All these things can create this cacophony of bad dispositions, right? So you walk into a room and two people have the similar situation and you think a hobgoblin has stirred it all up. In reality, it's all of those biochemical pathways that we've neglected because we don't love the body like Christ loves our body. And when you learn to love the body in its proper place as the temple in which the Holy Spirit dwells,
then you take care of it like a temple that you honor and respect. And when you take care of it,
as something that is meant to be taken care of in honor of God, then you'll realize that it's easier to forgive and it's easier to not get into rivalry and it's easier to feel not insulted by every little dart that someone may or may not say to you by their verbal words or nonverbal communication. And once that stuff starts to just be like duck off of the water's back,
excuse me, water off of a duck's back, once that starts to be in the natural kind of tendency, you're able to follow God better. Isn't that great?
Yeah, absolutely. I agree with you. Like, like the healthier you get, the more resilient you become. And that means, you know, both physically and spiritually. Let me say this just to balance it out. And you let you have the last word, anything you want to talk about or leave us with a website or anything you have. I want to say to people who are,
because I have a lot of things I have to work on, right? And so I just want to say, if you're in a situation where you're looking at
vicious levels of toxicity or poor diet habits or lack of sleep or lack of sunlight or bad relationships that have been traumatic for you or, you know, all these different things. You cannot let what we have said about building your health be another opportunity for you to fall into despair.
You have to understand the spirit is greater than the body and the soul. The spirit that God has given us is able to overcome those things. Even when you have no sunlight, no thyroid, your thyroid's been removed. For God's sake, some people have.

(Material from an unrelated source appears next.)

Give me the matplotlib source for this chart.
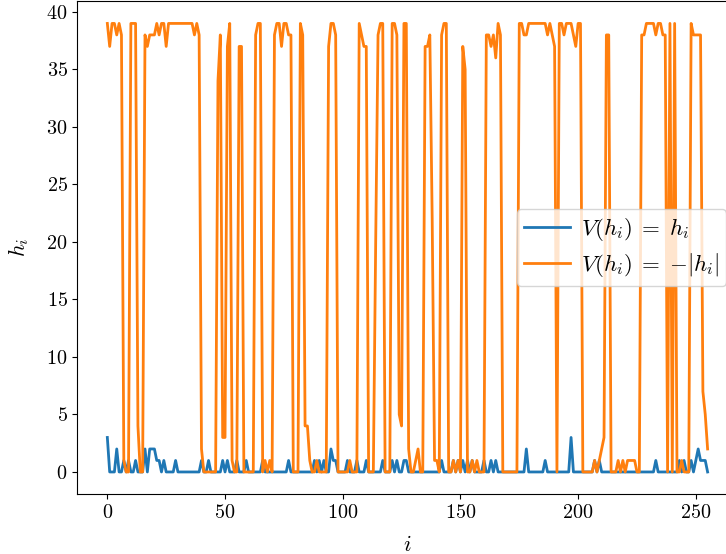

that situation. Whatever you're in, do not let that be an opportunity for you to despair, because the Holy Spirit can overcome all of your circumstances, and you can thrive and have the joy of the Lord supernaturally right now. So do not allow any of this stuff to be entertained in a way that becomes a stumbling block for your life. You can thrive right now. Even if you're in a dark cave, God is with you. So if you don't have access to sunlight, orange juice, and carrot salads,
The supplements, the carbon dioxide, all the things that God gave us to flourish. Don't let that be a stumbling block of despair. The Holy Spirit can give you joy beyond anything a carrot or anything else can do. These are all tools that God gave us, and we won't want to idolize any of it. We want to subject it back in our minds in the dominion of God and allow Him to take care of us wherever we're at, step by step.
Absolutely. And the only thing that I want to add is it's not a sprint. It's a marathon. Health, divinity, anything in existence worth doing does take time. And that's a problem that I struggle with every day. I want things right now, just right now. Like I want them when I want them.
But the more that I've matured and the more that I've learned about health, the more that I've deepened my faith, I realize that it just takes time. So if you do feel as if you're in an extraordinarily dark place, whether it be physically, spiritually, mentally, realize that the ideal that you can be and that you can become
is a marathon. So hold fast, pray hard, research, and finally be who you can really be. Thank you.